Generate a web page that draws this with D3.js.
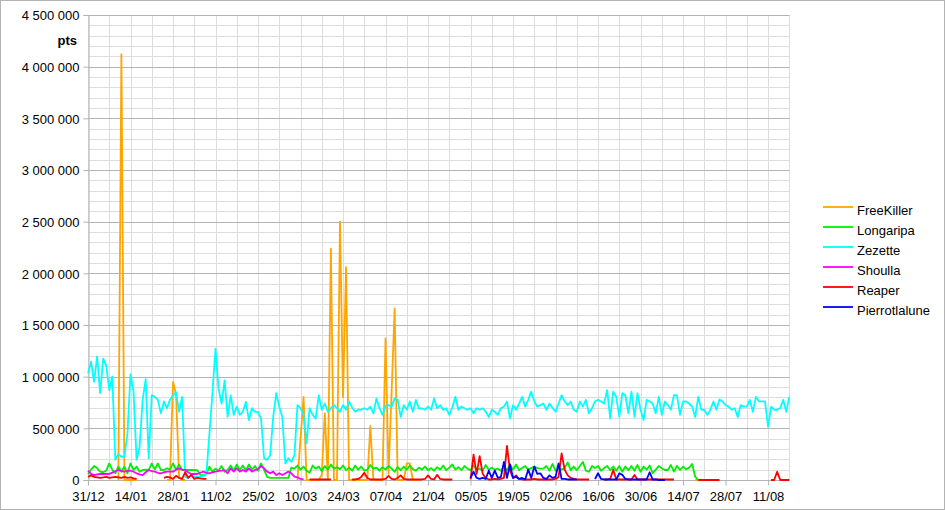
<!DOCTYPE html>
<html><head><meta charset="utf-8">
<script src="https://cdn.jsdelivr.net/npm/d3@7"></script>
<style>
html,body{margin:0;padding:0;background:#fff;}
svg{display:block;font-family:"Liberation Sans",Arial,sans-serif;}
</style></head>
<body>
<svg id="c" width="945" height="510"></svg>
<script>
// values in thousands of pts, one value per day starting 31/12
const startDate = Date.UTC(2019, 11, 31);
const seriesNames = ["FreeKiller","Longaripa","Zezette","Shoulla","Reaper","Pierrotlalune"];
const seriesColors = ["#ffa500","#00ee00","#00ffff","#ff00ff","#ff0000","#0000ff"];
const N = null;

const freeKiller = [
N,N,N,N,N,N,N,N,N,N, 0,4120,0,0,0,0,0, N,N,N,N,N,N,N,N,N,
0,0,950,830,30,0,0,
N,N,N,N,N,N,N,N,N,N,N,N,N,N,N,N,N,N,N,N,N,N,N,N,N,N,N,N,N,N,N,N,N,N,N,N,
0,400,805,0,0,0,0,0,50,645,0,2240,0,0,2500,800,2060,0,0,0,0,0,0,0,520,0,0,0,0,1370,60,850,1660,0,0,0,160,160,0,0,0,
N,N,N,N,N,N,N,N,N,N,N,N,N,N,N,N,N,N,N,N,N,N,N,N,N,N,N,N,N,N,N,N,N,N,N,N,N,N,N,N,N,N,N,N,N,N,N,N,N,N,N,N,N,N,N,N,N,N,N,N,N,N,N,N,N,N,N,N,N,N,N,N,N,N,N,N,N,N,N,N,N,N,N,N,N,N,N,N,N,N,
0,0,0,0,0,0,0,0,
N,N,N,N,N,N,N,N,N,N,N,N,N,N,N,N,N,N,N,N,N,N,N
];

const longaripa = [
58,100,135,115,80,75,90,160,100,65,
130,80,130,65,160,97,130,80,97,100,
97,160,103,160,97,97,113,100,161,100,
150,97,97,97,97,97,95,50,45,60,
130,80,110,90,135,80,100,140,90,150,
95,140,90,150,100,135,90,160,100,30,
20,20,20,20,20,20,20,120,110,140,
100,130,90,70,140,110,130,85,135,100,
150,110,125,105,140,95,120,90,140,100,
130,90,100,145,110,120,90,125,100,135,
110,80,125,95,130,100,140,105,90,120,
100,130,95,115,90,125,100,140,95,120,
150,100,125,95,135,110,95,140,100,110,
90,145,100,120,100,110,90,130,95,150,
100,150,95,115,135,100,115,130,115,110,
110,135,90,155,90,115,100,115,170,95,
130,95,135,175,90,80,135,115,135,90,
115,135,95,130,90,135,80,130,95,135,
90,145,80,130,100,140,
65,100,135,113,97,97,145,81,135,97,130,103,120,155,32,
0,0,0,0,0,0,0,
N,N,N,N,N,N,N,N,N,N,N,N,N,N,N,N,N,N,N,N,N,N,N,N
];

const zezette = [
1030,1145,950,1195,840,1175,1110,870,1000,195,
250,225,225,450,1025,855,195,320,775,975,
210,820,805,775,645,760,695,775,820,850,
660,805,30,20,40,30,30,35,35,60,
450,850,1270,885,740,965,610,820,630,710,
630,660,755,580,695,660,660,595,210,195,
240,610,840,710,610,160,210,175,240,725,
695,630,355,695,630,595,820,
680,740,660,695,725,695,660,725,680,760,700,
660,680,680,695,680,710,645,790,695,630,720,
725,710,790,775,610,725,680,760,660,775,690,
695,680,710,680,790,695,725,680,695,630,700,
805,680,710,695,680,695,645,695,680,695,660,
610,680,660,630,695,710,760,595,725,680,740,
805,710,775,855,760,710,725,740,680,740,700,
660,740,820,760,725,760,680,660,760,710,775,645,695,760,775,
760,
740,870,595,855,805,610,840,820,645,855,
610,840,680,580,775,760,740,645,805,630,
760,725,680,820,820,630,760,760,740,710,
610,805,680,680,630,680,760,680,780,760,
725,710,680,695,610,725,710,710,775,660,
805,760,760,760,515,710,680,680,695,775,
660,805
];

const shoulla = [
90,60,48,55,58,60,58,60,71,85,
97,85,81,88,90,80,65,55,48,75,
97,85,81,70,65,75,81,81,81,100,
113,100,97,75,58,58,58,70,81,70,
65,75,81,88,90,95,65,113,81,113,
81,97,81,113,81,97,105,135,113,81,
65,81,48,65,48,65,81,65,32,26,
10,5
];

const reaper = [
30,45,30,25,20,25,30,20,25,30,25,20,30,20,25,15,10,
N,N,N,N,N,N,N,N,
20,30,25,10,40,20,10,75,20,50,10,20,15,10,10,
N,N,N,N,N,N,N,N,N,N,N,N,N,N,N,N,N,N,N,N,N,N,N,N,N,N,N,N,N,N,N,N,N,
5,5,5,5,5,5,5,5,
N,N,N,N,N,N,
5,5,10,30,70,20,5,5,5,5,5,10,40,10,5,20,45,10,5,5,5,5,5,5,10,45,10,5,50,10,5,5,5,5,
N,N,N,N,N,
5,245,60,230,60,20,5,5,10,5,10,20,330,90,20,45,10,5,5,5,5,10,5,5,5,5,5,5,10,30,258,100,45,20,10,5,5,5,5,5,
N,N,N,N,
5,5,10,100,5,5,5,5,5,5,48,5,5,5,5,5,5,5,5,5,5,5,5,5,
N,N,N,N,N,N,N,
0,0,0,0,0,0,0,0,
N,N,N,N,N,N,N,N,N,N,N,N,N,N,N,N,
0,0,80,0,0,0,0
];

const pierrotlalune = [
...Array(126).fill(N),
20,80,20,10,20,10,90,20,90,20,30,175,20,150,20,30,10,20,5,100,20,130,60,65,20,10,45,20,30,160,10,10,5,5,5,5,
N,N,N,N,N,
10,65,10,5,5,5,5,5,65,50,10,5,5,5,5,5,5,5,75,5,5,0,0,0
];

const allSeries = [freeKiller, longaripa, zezette, shoulla, reaper, pierrotlalune];
const nDays = 232;
const yTickStep = 500000, yMinorStep = 100000, yMax = 4500000;

const svg = d3.select("#c");
// outer frame
svg.append("rect").attr("x",0.5).attr("y",0.5).attr("width",944).attr("height",509)
  .attr("fill","#fff").attr("stroke","#b3b3b3");

const dates = d3.range(nDays).map(i => new Date(startDate + i*864e5));
const x = d3.scaleUtc().domain([dates[0], dates[nDays-1]]).range([88, 88 + (nDays-1)*3.036]);
const y = d3.scaleLinear().domain([0, yMax]).range([480, 15]);
const [x0, x1] = x.range();

const g = svg.append("g");
// minor horizontal grid
g.selectAll("line.hm").data(d3.range(0, yMax + 1, yMinorStep).filter(v => v % yTickStep !== 0))
  .join("line").attr("x1", x0).attr("x2", x1)
  .attr("y1", d => Math.round(y(d)) + 0.5).attr("y2", d => Math.round(y(d)) + 0.5)
  .attr("stroke", "#dddddd");
// vertical grid every 7 days
const weekDates = d3.range(0, nDays, 7).map(i => dates[i]);
g.selectAll("line.v").data(weekDates).join("line")
  .attr("x1", d => Math.round(x(d)) + 0.5).attr("x2", d => Math.round(x(d)) + 0.5)
  .attr("y1", y(yMax)).attr("y2", y(0)).attr("stroke", "#dddddd");
// major horizontal grid
g.selectAll("line.hM").data(d3.range(0, yMax + 1, yTickStep))
  .join("line").attr("x1", x0).attr("x2", x1)
  .attr("y1", d => Math.round(y(d)) + 0.5).attr("y2", d => Math.round(y(d)) + 0.5)
  .attr("stroke", "#b3b3b3");

// y axis
const fmt = v => d3.format(",")(v).replace(/,/g, " ");
const yAxis = d3.axisLeft(y).tickValues(d3.range(0, yMax + 1, yTickStep)).tickSize(5).tickPadding(4).tickFormat(fmt);
const ya = svg.append("g").attr("transform", `translate(${Math.round(x0)+0.5},0)`).call(yAxis);
ya.select(".domain").attr("stroke", "#b3b3b3");
ya.selectAll(".tick line").attr("stroke", "#b3b3b3");
ya.selectAll(".tick text").attr("font-size", 13).attr("fill", "#000").attr("font-family", "Liberation Sans, Arial, sans-serif").attr("dy", "0.38em");

// x axis
const tickDates = d3.range(0, nDays, 14).map(i => dates[i]);
const xAxis = d3.axisBottom(x).tickValues(tickDates).tickSize(5).tickPadding(6).tickFormat(d3.utcFormat("%d/%m"));
const xa = svg.append("g").attr("transform", `translate(0,${Math.round(y(0))+0.5})`).call(xAxis);
xa.select(".domain").attr("stroke", "#b3b3b3").attr("d", `M${x0},0H${x1}`);
xa.selectAll(".tick line").attr("stroke", "#b3b3b3");
xa.selectAll(".tick text").attr("font-size", 13).attr("fill", "#000").attr("font-family", "Liberation Sans, Arial, sans-serif");

// axis title
svg.append("text").attr("x", 77).attr("y", 45).attr("text-anchor", "end")
  .attr("font-size", 13).attr("font-weight", "bold").text("pts");

// series
const line = d3.line().defined(d => d.v != null).x(d => x(d.date)).y(d => y(d.v * 1000));
allSeries.forEach((arr, si) => {
  const pts = arr.map((v, i) => ({date: dates[i], v: v}));
  svg.append("path").datum(pts).attr("d", line).attr("fill", "none")
    .attr("stroke", seriesColors[si]).attr("stroke-width", 1.8).attr("stroke-linejoin", "round");
});

// legend
const lg = svg.append("g");
seriesNames.forEach((n, i) => {
  const yy = 207 + i * 20;
  lg.append("line").attr("x1", 823).attr("x2", 853).attr("y1", yy).attr("y2", yy)
    .attr("stroke", seriesColors[i]).attr("stroke-width", 1.8);
  lg.append("text").attr("x", 857).attr("y", yy + 8).attr("font-size", 13).text(n);
});
</script>
</body></html>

----

▶ **OBJECTIVE**
Transcribe the opening line of the listing above, please, and every line after it through the line with "const N = null;", word for word, without pictures.

▶ **RESULT FOR THIS EXERCISE**
Generate a web page that draws this with D3.js.
<!DOCTYPE html>
<html><head><meta charset="utf-8">
<script src="https://cdn.jsdelivr.net/npm/d3@7"></script>
<style>
html,body{margin:0;padding:0;background:#fff;}
svg{display:block;font-family:"Liberation Sans",Arial,sans-serif;}
</style></head>
<body>
<svg id="c" width="945" height="510"></svg>
<script>
// values in thousands of pts, one value per day starting 31/12
const startDate = Date.UTC(2019, 11, 31);
const seriesNames = ["FreeKiller","Longaripa","Zezette","Shoulla","Reaper","Pierrotlalune"];
const seriesColors = ["#ffa500","#00ee00","#00ffff","#ff00ff","#ff0000","#0000ff"];
const N = null;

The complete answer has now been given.